▸ GIVEN REQUEST: Output the entries word for word. Omit images.

── DATA PROVIDED ──

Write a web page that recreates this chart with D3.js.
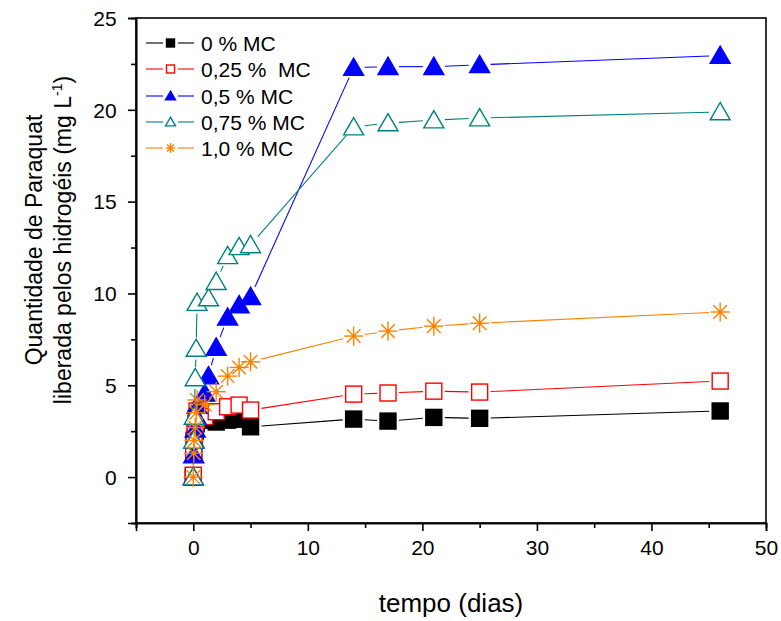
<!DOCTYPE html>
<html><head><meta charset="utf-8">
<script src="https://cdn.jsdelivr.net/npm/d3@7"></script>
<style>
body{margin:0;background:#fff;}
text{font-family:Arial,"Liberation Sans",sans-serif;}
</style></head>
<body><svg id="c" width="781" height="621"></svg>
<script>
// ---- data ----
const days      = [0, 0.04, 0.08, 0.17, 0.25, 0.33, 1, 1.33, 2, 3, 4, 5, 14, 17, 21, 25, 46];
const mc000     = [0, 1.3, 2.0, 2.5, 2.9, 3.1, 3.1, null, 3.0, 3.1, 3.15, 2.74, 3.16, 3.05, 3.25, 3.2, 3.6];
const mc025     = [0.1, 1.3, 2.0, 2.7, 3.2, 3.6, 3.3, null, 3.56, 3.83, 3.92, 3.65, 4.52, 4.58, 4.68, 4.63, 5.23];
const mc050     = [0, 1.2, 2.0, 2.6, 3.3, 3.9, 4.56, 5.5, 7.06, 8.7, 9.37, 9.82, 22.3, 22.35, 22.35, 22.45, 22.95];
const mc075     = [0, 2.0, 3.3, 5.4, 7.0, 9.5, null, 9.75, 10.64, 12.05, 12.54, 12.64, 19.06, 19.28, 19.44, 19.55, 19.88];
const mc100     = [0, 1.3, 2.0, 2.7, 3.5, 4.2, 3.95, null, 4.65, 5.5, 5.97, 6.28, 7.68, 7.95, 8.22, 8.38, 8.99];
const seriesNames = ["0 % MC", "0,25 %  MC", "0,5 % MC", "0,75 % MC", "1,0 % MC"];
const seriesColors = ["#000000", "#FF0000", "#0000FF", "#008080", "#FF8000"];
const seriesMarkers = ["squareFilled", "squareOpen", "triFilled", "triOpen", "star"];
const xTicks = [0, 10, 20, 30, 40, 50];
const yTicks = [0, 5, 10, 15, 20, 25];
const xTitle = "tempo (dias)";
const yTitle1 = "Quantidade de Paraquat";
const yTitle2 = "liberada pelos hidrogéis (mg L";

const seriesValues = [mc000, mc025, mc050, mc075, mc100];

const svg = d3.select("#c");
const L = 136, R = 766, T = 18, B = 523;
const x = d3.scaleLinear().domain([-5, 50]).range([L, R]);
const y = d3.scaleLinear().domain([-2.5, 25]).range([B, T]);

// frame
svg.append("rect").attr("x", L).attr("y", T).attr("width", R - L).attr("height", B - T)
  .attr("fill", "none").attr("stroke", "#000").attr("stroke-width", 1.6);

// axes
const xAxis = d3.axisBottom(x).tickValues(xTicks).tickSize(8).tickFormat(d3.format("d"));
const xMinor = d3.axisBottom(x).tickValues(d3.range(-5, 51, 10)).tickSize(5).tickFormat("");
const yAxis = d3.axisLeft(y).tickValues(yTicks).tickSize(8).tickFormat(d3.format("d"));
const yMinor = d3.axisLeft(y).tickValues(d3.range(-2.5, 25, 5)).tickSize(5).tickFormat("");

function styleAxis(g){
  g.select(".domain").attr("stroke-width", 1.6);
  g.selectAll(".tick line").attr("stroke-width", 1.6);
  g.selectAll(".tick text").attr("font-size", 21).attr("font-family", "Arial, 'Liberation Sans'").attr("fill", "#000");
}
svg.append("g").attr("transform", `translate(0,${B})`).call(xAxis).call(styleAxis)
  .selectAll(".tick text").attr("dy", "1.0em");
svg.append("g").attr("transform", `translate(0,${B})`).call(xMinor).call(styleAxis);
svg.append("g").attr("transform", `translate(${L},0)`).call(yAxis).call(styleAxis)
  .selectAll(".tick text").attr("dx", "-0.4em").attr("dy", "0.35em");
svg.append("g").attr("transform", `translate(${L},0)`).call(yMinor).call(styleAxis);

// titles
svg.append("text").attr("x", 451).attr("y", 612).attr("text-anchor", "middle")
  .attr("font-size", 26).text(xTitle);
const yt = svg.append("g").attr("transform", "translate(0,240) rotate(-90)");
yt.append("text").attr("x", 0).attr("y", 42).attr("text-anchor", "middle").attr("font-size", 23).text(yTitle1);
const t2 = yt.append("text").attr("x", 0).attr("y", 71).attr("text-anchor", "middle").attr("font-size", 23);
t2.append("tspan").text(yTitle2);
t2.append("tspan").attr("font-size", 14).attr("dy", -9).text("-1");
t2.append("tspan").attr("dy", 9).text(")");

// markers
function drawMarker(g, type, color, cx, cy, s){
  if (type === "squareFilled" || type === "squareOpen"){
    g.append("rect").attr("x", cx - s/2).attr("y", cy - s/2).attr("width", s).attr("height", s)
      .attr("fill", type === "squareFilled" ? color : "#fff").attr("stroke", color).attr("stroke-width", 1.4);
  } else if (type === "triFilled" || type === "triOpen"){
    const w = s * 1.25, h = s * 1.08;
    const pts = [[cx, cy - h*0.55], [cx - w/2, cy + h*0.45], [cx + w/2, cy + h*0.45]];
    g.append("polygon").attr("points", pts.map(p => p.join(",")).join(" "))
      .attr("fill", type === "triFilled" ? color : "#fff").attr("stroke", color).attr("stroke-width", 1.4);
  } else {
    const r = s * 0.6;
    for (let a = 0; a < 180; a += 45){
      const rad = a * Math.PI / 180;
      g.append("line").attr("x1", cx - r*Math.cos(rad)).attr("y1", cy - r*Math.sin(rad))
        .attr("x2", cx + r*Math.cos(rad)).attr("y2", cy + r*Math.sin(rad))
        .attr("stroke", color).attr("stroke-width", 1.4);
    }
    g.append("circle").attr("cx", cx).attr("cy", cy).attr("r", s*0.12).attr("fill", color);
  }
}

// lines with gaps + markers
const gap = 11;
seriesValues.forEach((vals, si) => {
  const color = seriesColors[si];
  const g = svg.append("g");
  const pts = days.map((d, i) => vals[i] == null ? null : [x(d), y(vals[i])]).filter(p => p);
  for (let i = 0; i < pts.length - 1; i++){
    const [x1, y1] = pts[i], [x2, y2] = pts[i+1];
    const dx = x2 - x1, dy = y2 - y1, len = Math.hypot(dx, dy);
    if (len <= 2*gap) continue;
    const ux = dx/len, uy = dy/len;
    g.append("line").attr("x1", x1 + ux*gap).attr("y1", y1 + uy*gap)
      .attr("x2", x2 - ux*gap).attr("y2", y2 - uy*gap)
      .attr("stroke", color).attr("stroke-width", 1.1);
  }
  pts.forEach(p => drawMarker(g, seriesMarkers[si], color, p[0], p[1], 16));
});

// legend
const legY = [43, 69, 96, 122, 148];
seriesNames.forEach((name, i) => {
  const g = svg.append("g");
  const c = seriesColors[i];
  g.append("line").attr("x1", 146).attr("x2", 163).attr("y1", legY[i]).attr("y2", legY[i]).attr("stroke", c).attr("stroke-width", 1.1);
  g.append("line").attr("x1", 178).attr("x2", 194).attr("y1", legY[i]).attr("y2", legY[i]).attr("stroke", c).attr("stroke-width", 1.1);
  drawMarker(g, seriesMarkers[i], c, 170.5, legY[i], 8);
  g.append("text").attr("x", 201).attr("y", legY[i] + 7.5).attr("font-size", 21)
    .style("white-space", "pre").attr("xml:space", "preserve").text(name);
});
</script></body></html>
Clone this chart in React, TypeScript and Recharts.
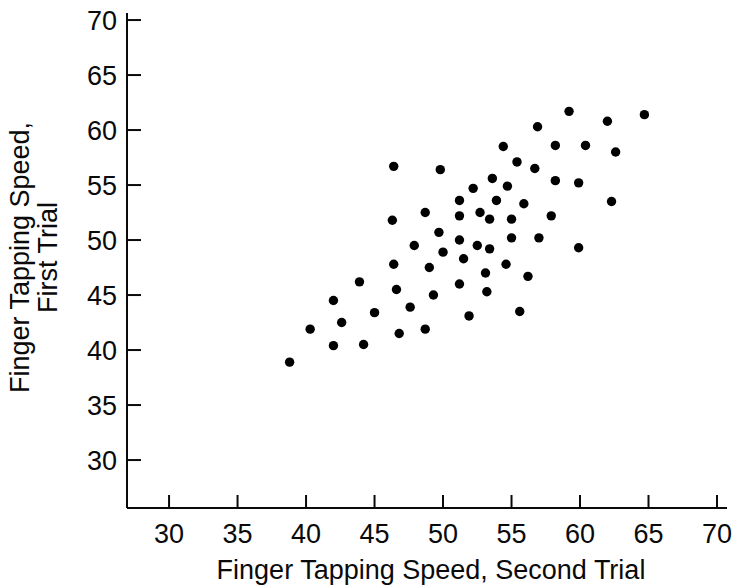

───

▸ FULL ANSWER:
Write a web page that recreates this chart with D3.js.
<!DOCTYPE html>
<html><head><meta charset="utf-8">
<script src="https://cdn.jsdelivr.net/npm/d3@7"></script>
<style>
body{margin:0;background:#fff;}
text{font-family:Arial,"Liberation Sans",sans-serif;}
</style></head>
<body><svg id="c" width="781" height="621"></svg>
<script>
// ---- data ----
const days      = [0, 0.04, 0.08, 0.17, 0.25, 0.33, 1, 1.33, 2, 3, 4, 5, 14, 17, 21, 25, 46];
const mc000     = [0, 1.3, 2.0, 2.5, 2.9, 3.1, 3.1, null, 3.0, 3.1, 3.15, 2.74, 3.16, 3.05, 3.25, 3.2, 3.6];
const mc025     = [0.1, 1.3, 2.0, 2.7, 3.2, 3.6, 3.3, null, 3.56, 3.83, 3.92, 3.65, 4.52, 4.58, 4.68, 4.63, 5.23];
const mc050     = [0, 1.2, 2.0, 2.6, 3.3, 3.9, 4.56, 5.5, 7.06, 8.7, 9.37, 9.82, 22.3, 22.35, 22.35, 22.45, 22.95];
const mc075     = [0, 2.0, 3.3, 5.4, 7.0, 9.5, null, 9.75, 10.64, 12.05, 12.54, 12.64, 19.06, 19.28, 19.44, 19.55, 19.88];
const mc100     = [0, 1.3, 2.0, 2.7, 3.5, 4.2, 3.95, null, 4.65, 5.5, 5.97, 6.28, 7.68, 7.95, 8.22, 8.38, 8.99];
const seriesNames = ["0 % MC", "0,25 %  MC", "0,5 % MC", "0,75 % MC", "1,0 % MC"];
const seriesColors = ["#000000", "#FF0000", "#0000FF", "#008080", "#FF8000"];
const seriesMarkers = ["squareFilled", "squareOpen", "triFilled", "triOpen", "star"];
const xTicks = [0, 10, 20, 30, 40, 50];
const yTicks = [0, 5, 10, 15, 20, 25];
const xTitle = "tempo (dias)";
const yTitle1 = "Quantidade de Paraquat";
const yTitle2 = "liberada pelos hidrogéis (mg L";

const seriesValues = [mc000, mc025, mc050, mc075, mc100];

const svg = d3.select("#c");
const L = 136, R = 766, T = 18, B = 523;
const x = d3.scaleLinear().domain([-5, 50]).range([L, R]);
const y = d3.scaleLinear().domain([-2.5, 25]).range([B, T]);

// frame
svg.append("rect").attr("x", L).attr("y", T).attr("width", R - L).attr("height", B - T)
  .attr("fill", "none").attr("stroke", "#000").attr("stroke-width", 1.6);

// axes
const xAxis = d3.axisBottom(x).tickValues(xTicks).tickSize(8).tickFormat(d3.format("d"));
const xMinor = d3.axisBottom(x).tickValues(d3.range(-5, 51, 10)).tickSize(5).tickFormat("");
const yAxis = d3.axisLeft(y).tickValues(yTicks).tickSize(8).tickFormat(d3.format("d"));
const yMinor = d3.axisLeft(y).tickValues(d3.range(-2.5, 25, 5)).tickSize(5).tickFormat("");

function styleAxis(g){
  g.select(".domain").attr("stroke-width", 1.6);
  g.selectAll(".tick line").attr("stroke-width", 1.6);
  g.selectAll(".tick text").attr("font-size", 21).attr("font-family", "Arial, 'Liberation Sans'").attr("fill", "#000");
}
svg.append("g").attr("transform", `translate(0,${B})`).call(xAxis).call(styleAxis)
  .selectAll(".tick text").attr("dy", "1.0em");
svg.append("g").attr("transform", `translate(0,${B})`).call(xMinor).call(styleAxis);
svg.append("g").attr("transform", `translate(${L},0)`).call(yAxis).call(styleAxis)
  .selectAll(".tick text").attr("dx", "-0.4em").attr("dy", "0.35em");
svg.append("g").attr("transform", `translate(${L},0)`).call(yMinor).call(styleAxis);

// titles
svg.append("text").attr("x", 451).attr("y", 612).attr("text-anchor", "middle")
  .attr("font-size", 26).text(xTitle);
const yt = svg.append("g").attr("transform", "translate(0,240) rotate(-90)");
yt.append("text").attr("x", 0).attr("y", 42).attr("text-anchor", "middle").attr("font-size", 23).text(yTitle1);
const t2 = yt.append("text").attr("x", 0).attr("y", 71).attr("text-anchor", "middle").attr("font-size", 23);
t2.append("tspan").text(yTitle2);
t2.append("tspan").attr("font-size", 14).attr("dy", -9).text("-1");
t2.append("tspan").attr("dy", 9).text(")");

// markers
function drawMarker(g, type, color, cx, cy, s){
  if (type === "squareFilled" || type === "squareOpen"){
    g.append("rect").attr("x", cx - s/2).attr("y", cy - s/2).attr("width", s).attr("height", s)
      .attr("fill", type === "squareFilled" ? color : "#fff").attr("stroke", color).attr("stroke-width", 1.4);
  } else if (type === "triFilled" || type === "triOpen"){
    const w = s * 1.25, h = s * 1.08;
    const pts = [[cx, cy - h*0.55], [cx - w/2, cy + h*0.45], [cx + w/2, cy + h*0.45]];
    g.append("polygon").attr("points", pts.map(p => p.join(",")).join(" "))
      .attr("fill", type === "triFilled" ? color : "#fff").attr("stroke", color).attr("stroke-width", 1.4);
  } else {
    const r = s * 0.6;
    for (let a = 0; a < 180; a += 45){
      const rad = a * Math.PI / 180;
      g.append("line").attr("x1", cx - r*Math.cos(rad)).attr("y1", cy - r*Math.sin(rad))
        .attr("x2", cx + r*Math.cos(rad)).attr("y2", cy + r*Math.sin(rad))
        .attr("stroke", color).attr("stroke-width", 1.4);
    }
    g.append("circle").attr("cx", cx).attr("cy", cy).attr("r", s*0.12).attr("fill", color);
  }
}

// lines with gaps + markers
const gap = 11;
seriesValues.forEach((vals, si) => {
  const color = seriesColors[si];
  const g = svg.append("g");
  const pts = days.map((d, i) => vals[i] == null ? null : [x(d), y(vals[i])]).filter(p => p);
  for (let i = 0; i < pts.length - 1; i++){
    const [x1, y1] = pts[i], [x2, y2] = pts[i+1];
    const dx = x2 - x1, dy = y2 - y1, len = Math.hypot(dx, dy);
    if (len <= 2*gap) continue;
    const ux = dx/len, uy = dy/len;
    g.append("line").attr("x1", x1 + ux*gap).attr("y1", y1 + uy*gap)
      .attr("x2", x2 - ux*gap).attr("y2", y2 - uy*gap)
      .attr("stroke", color).attr("stroke-width", 1.1);
  }
  pts.forEach(p => drawMarker(g, seriesMarkers[si], color, p[0], p[1], 16));
});

// legend
const legY = [43, 69, 96, 122, 148];
seriesNames.forEach((name, i) => {
  const g = svg.append("g");
  const c = seriesColors[i];
  g.append("line").attr("x1", 146).attr("x2", 163).attr("y1", legY[i]).attr("y2", legY[i]).attr("stroke", c).attr("stroke-width", 1.1);
  g.append("line").attr("x1", 178).attr("x2", 194).attr("y1", legY[i]).attr("y2", legY[i]).attr("stroke", c).attr("stroke-width", 1.1);
  drawMarker(g, seriesMarkers[i], c, 170.5, legY[i], 8);
  g.append("text").attr("x", 201).attr("y", legY[i] + 7.5).attr("font-size", 21)
    .style("white-space", "pre").attr("xml:space", "preserve").text(name);
});
</script></body></html>
Clone this chart in React, TypeScript and Recharts.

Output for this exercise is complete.